▸ To be done:
Output every line exactly as written. Leave out pictures.

++++++++++

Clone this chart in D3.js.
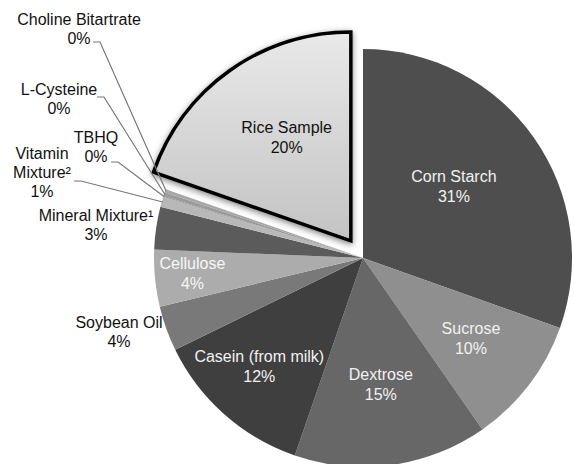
<!DOCTYPE html>
<html>
<head>
<meta charset="utf-8">
<style>
  body { margin: 0; background: #fff; }
  text { font-family: "Liberation Sans", Arial, sans-serif; font-size: 16px; }
</style>
<script src="https://cdn.jsdelivr.net/npm/d3@7/dist/d3.min.js"></script>
</head>
<body>
<div id="chart"></div>
<script>
  var names = ['Corn Starch', 'Sucrose', 'Dextrose', 'Casein (from milk)', 'Soybean Oil',
               'Cellulose', 'Mineral Mixture\u00b9', 'Vitamin Mixture\u00b2', 'TBHQ',
               'L-Cysteine', 'Choline Bitartrate', 'Rice Sample'];
  var values = [30.5, 9.9, 15.0, 12.5, 3.5, 4.4, 3.3, 0.8, 0.05, 0.3, 0.25, 19.7];
  var pctLabels = ['31%', '10%', '15%', '12%', '4%', '4%', '3%', '1%', '0%', '0%', '0%', '20%'];
  var fills = ['#4e4e4e', '#8f8f8f', '#676767', '#3f3f3f', '#797979', '#acacac',
               '#5b5b5b', '#b8b8b8', '#8a8a8a', '#9a9a9a', '#a6a6a6', 'url(#riceGrad)'];

  var W = 574, H = 464;
  var cx = 363, cy = 258, R = 209;

  // label inside its slice: fraction of radius + small nudge; null = outside with leader
  var inside = [0.55, 0.65, 0.62, 0.72, null, 0.82, null, null, null, null, null, 0.58];
  var nudge = [[-3, -4], [0, 0], [0, 0], [-4, -3], null, [0, 0], null, null, null, null, null, [6, -3]];
  var inColor = ['#f2f2f2', '#f2f2f2', '#f2f2f2', '#f2f2f2', null, '#f7f7f7', null, null, null, null, null, '#111'];

  // outside labels: text lines, first baseline, start of leader
  var outside = {
    4: { lines: ['Soybean Oil', '4%'], x: 119, y: 328 },
    6: { lines: ['Mineral Mixture\u00b9', '3%'], x: 96, y: 221 },
    7: { lines: ['Vitamin', 'Mixture\u00b2', '1%'], x: 42, y: 159, lead: [74, 181] },
    8: { lines: ['TBHQ', '0%'], x: 96, y: 143, lead: [111, 162] },
    9: { lines: ['L-Cysteine', '0%'], x: 59, y: 95, lead: [97, 97] },
    10: { lines: ['Choline Bitartrate', '0%'], x: 79, y: 25, lead: [93, 42] }
  };

  var svg = d3.select('#chart').append('svg')
      .attr('width', W)
      .attr('height', H);

  var defs = svg.append('defs');
  var grad = defs.append('linearGradient')
      .attr('id', 'riceGrad')
      .attr('x1', 0).attr('y1', 0).attr('x2', 0).attr('y2', 1);
  grad.append('stop').attr('offset', '0%').attr('stop-color', '#e9e9e9');
  grad.append('stop').attr('offset', '100%').attr('stop-color', '#c3c3c3');

  var shadow = defs.append('filter')
      .attr('id', 'shadow')
      .attr('x', '-20%').attr('y', '-20%').attr('width', '140%').attr('height', '140%');
  shadow.append('feDropShadow')
      .attr('dx', 0).attr('dy', 2)
      .attr('stdDeviation', 3)
      .attr('flood-color', '#000')
      .attr('flood-opacity', 0.5);

  var pie = d3.pie().sort(null).value(function(d) { return d; });
  var arcs = pie(values);
  var arc = d3.arc().innerRadius(0).outerRadius(R);

  var g = svg.append('g').attr('transform', 'translate(' + cx + ',' + cy + ')');

  var explode = 21;
  function offset(d, i) {
    if (i !== 11) return [0, 0];
    var a = (d.startAngle + d.endAngle) / 2;
    return [Math.sin(a) * explode, -Math.cos(a) * explode];
  }

  g.selectAll('path.slice')
      .data(arcs)
    .enter().append('path')
      .attr('class', 'slice')
      .attr('d', arc)
      .attr('fill', function(d, i) { return fills[i]; })
      .attr('transform', function(d, i) {
        var o = offset(d, i);
        return 'translate(' + o[0] + ',' + o[1] + ')';
      })
      .attr('stroke', function(d, i) { return i === 11 ? '#000' : 'none'; })
      .attr('stroke-width', function(d, i) { return i === 11 ? 3.5 : 0; })
      .attr('filter', function(d, i) { return i === 11 ? 'url(#shadow)' : null; });

  // inside labels
  arcs.forEach(function(d, i) {
    if (inside[i] == null) return;
    var a = (d.startAngle + d.endAngle) / 2;
    var o = offset(d, i);
    var r = R * inside[i];
    var x = Math.sin(a) * r + o[0] + nudge[i][0],
        y = -Math.cos(a) * r + o[1] + nudge[i][1];
    var t = g.append('text')
        .attr('text-anchor', 'middle')
        .attr('fill', inColor[i]);
    t.append('tspan').attr('x', x).attr('y', y - 6).text(names[i]);
    t.append('tspan').attr('x', x).attr('y', y + 14).text(pctLabels[i]);
  });

  // outside labels with leader lines
  Object.keys(outside).forEach(function(k) {
    var i = +k, L = outside[k], d = arcs[i];
    var a = (d.startAngle + d.endAngle) / 2;
    var t = svg.append('text')
        .attr('text-anchor', 'middle')
        .attr('fill', '#111');
    L.lines.forEach(function(s, j) {
      t.append('tspan').attr('x', L.x).attr('y', L.y + j * 19).text(s);
    });
    if (L.lead) {
      var ex = cx + Math.sin(a) * (R - 1), ey = cy - Math.cos(a) * (R - 1);
      svg.append('polyline')
          .attr('points', [L.lead, [L.lead[0] + 7, L.lead[1]], [ex, ey]].map(function(p) { return p.join(','); }).join(' '))
          .attr('fill', 'none')
          .attr('stroke', '#777')
          .attr('stroke-width', 1.2);
    }
  });
</script>
</body>
</html>
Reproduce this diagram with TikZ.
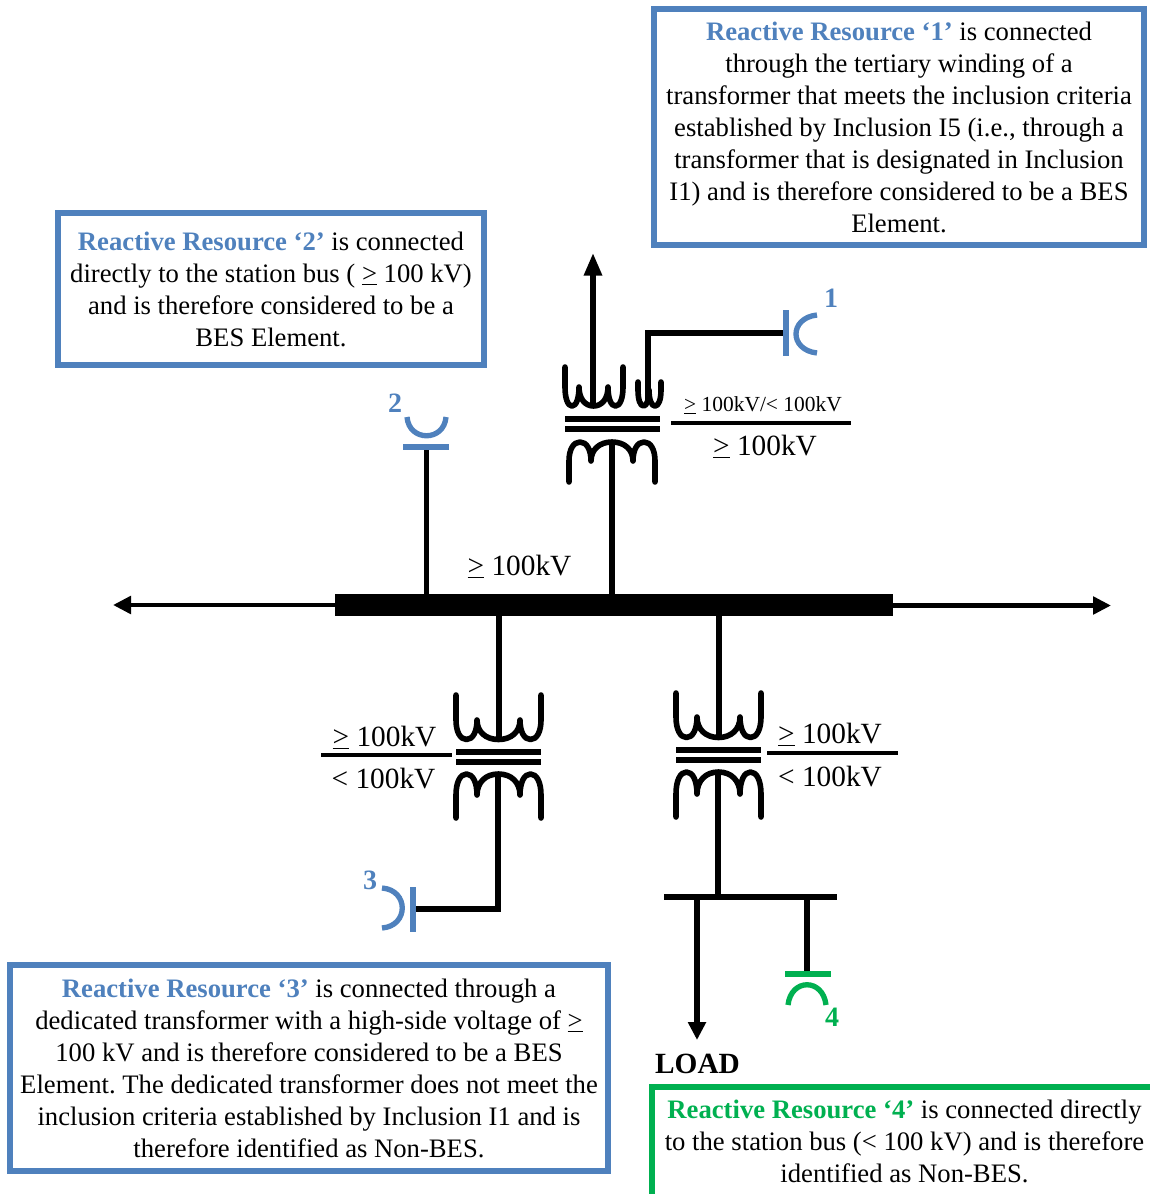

++++++++++

▸ Answer to this exercise:
Clone this chart in D3.js.
<!DOCTYPE html>
<html>
<head>
<meta charset="utf-8">
<style>
  body { margin: 0; background: #fff; }
  text { font-family: "Liberation Sans", Arial, sans-serif; font-size: 16px; }
</style>
<script src="https://cdn.jsdelivr.net/npm/d3@7/dist/d3.min.js"></script>
</head>
<body>
<div id="chart"></div>
<script>
  var names = ['Corn Starch', 'Sucrose', 'Dextrose', 'Casein (from milk)', 'Soybean Oil',
               'Cellulose', 'Mineral Mixture\u00b9', 'Vitamin Mixture\u00b2', 'TBHQ',
               'L-Cysteine', 'Choline Bitartrate', 'Rice Sample'];
  var values = [30.5, 9.9, 15.0, 12.5, 3.5, 4.4, 3.3, 0.8, 0.05, 0.3, 0.25, 19.7];
  var pctLabels = ['31%', '10%', '15%', '12%', '4%', '4%', '3%', '1%', '0%', '0%', '0%', '20%'];
  var fills = ['#4e4e4e', '#8f8f8f', '#676767', '#3f3f3f', '#797979', '#acacac',
               '#5b5b5b', '#b8b8b8', '#8a8a8a', '#9a9a9a', '#a6a6a6', 'url(#riceGrad)'];

  var W = 574, H = 464;
  var cx = 363, cy = 258, R = 209;

  // label inside its slice: fraction of radius + small nudge; null = outside with leader
  var inside = [0.55, 0.65, 0.62, 0.72, null, 0.82, null, null, null, null, null, 0.58];
  var nudge = [[-3, -4], [0, 0], [0, 0], [-4, -3], null, [0, 0], null, null, null, null, null, [6, -3]];
  var inColor = ['#f2f2f2', '#f2f2f2', '#f2f2f2', '#f2f2f2', null, '#f7f7f7', null, null, null, null, null, '#111'];

  // outside labels: text lines, first baseline, start of leader
  var outside = {
    4: { lines: ['Soybean Oil', '4%'], x: 119, y: 328 },
    6: { lines: ['Mineral Mixture\u00b9', '3%'], x: 96, y: 221 },
    7: { lines: ['Vitamin', 'Mixture\u00b2', '1%'], x: 42, y: 159, lead: [74, 181] },
    8: { lines: ['TBHQ', '0%'], x: 96, y: 143, lead: [111, 162] },
    9: { lines: ['L-Cysteine', '0%'], x: 59, y: 95, lead: [97, 97] },
    10: { lines: ['Choline Bitartrate', '0%'], x: 79, y: 25, lead: [93, 42] }
  };

  var svg = d3.select('#chart').append('svg')
      .attr('width', W)
      .attr('height', H);

  var defs = svg.append('defs');
  var grad = defs.append('linearGradient')
      .attr('id', 'riceGrad')
      .attr('x1', 0).attr('y1', 0).attr('x2', 0).attr('y2', 1);
  grad.append('stop').attr('offset', '0%').attr('stop-color', '#e9e9e9');
  grad.append('stop').attr('offset', '100%').attr('stop-color', '#c3c3c3');

  var shadow = defs.append('filter')
      .attr('id', 'shadow')
      .attr('x', '-20%').attr('y', '-20%').attr('width', '140%').attr('height', '140%');
  shadow.append('feDropShadow')
      .attr('dx', 0).attr('dy', 2)
      .attr('stdDeviation', 3)
      .attr('flood-color', '#000')
      .attr('flood-opacity', 0.5);

  var pie = d3.pie().sort(null).value(function(d) { return d; });
  var arcs = pie(values);
  var arc = d3.arc().innerRadius(0).outerRadius(R);

  var g = svg.append('g').attr('transform', 'translate(' + cx + ',' + cy + ')');

  var explode = 21;
  function offset(d, i) {
    if (i !== 11) return [0, 0];
    var a = (d.startAngle + d.endAngle) / 2;
    return [Math.sin(a) * explode, -Math.cos(a) * explode];
  }

  g.selectAll('path.slice')
      .data(arcs)
    .enter().append('path')
      .attr('class', 'slice')
      .attr('d', arc)
      .attr('fill', function(d, i) { return fills[i]; })
      .attr('transform', function(d, i) {
        var o = offset(d, i);
        return 'translate(' + o[0] + ',' + o[1] + ')';
      })
      .attr('stroke', function(d, i) { return i === 11 ? '#000' : 'none'; })
      .attr('stroke-width', function(d, i) { return i === 11 ? 3.5 : 0; })
      .attr('filter', function(d, i) { return i === 11 ? 'url(#shadow)' : null; });

  // inside labels
  arcs.forEach(function(d, i) {
    if (inside[i] == null) return;
    var a = (d.startAngle + d.endAngle) / 2;
    var o = offset(d, i);
    var r = R * inside[i];
    var x = Math.sin(a) * r + o[0] + nudge[i][0],
        y = -Math.cos(a) * r + o[1] + nudge[i][1];
    var t = g.append('text')
        .attr('text-anchor', 'middle')
        .attr('fill', inColor[i]);
    t.append('tspan').attr('x', x).attr('y', y - 6).text(names[i]);
    t.append('tspan').attr('x', x).attr('y', y + 14).text(pctLabels[i]);
  });

  // outside labels with leader lines
  Object.keys(outside).forEach(function(k) {
    var i = +k, L = outside[k], d = arcs[i];
    var a = (d.startAngle + d.endAngle) / 2;
    var t = svg.append('text')
        .attr('text-anchor', 'middle')
        .attr('fill', '#111');
    L.lines.forEach(function(s, j) {
      t.append('tspan').attr('x', L.x).attr('y', L.y + j * 19).text(s);
    });
    if (L.lead) {
      var ex = cx + Math.sin(a) * (R - 1), ey = cy - Math.cos(a) * (R - 1);
      svg.append('polyline')
          .attr('points', [L.lead, [L.lead[0] + 7, L.lead[1]], [ex, ey]].map(function(p) { return p.join(','); }).join(' '))
          .attr('fill', 'none')
          .attr('stroke', '#777')
          .attr('stroke-width', 1.2);
    }
  });
</script>
</body>
</html>
Reproduce this diagram with TikZ.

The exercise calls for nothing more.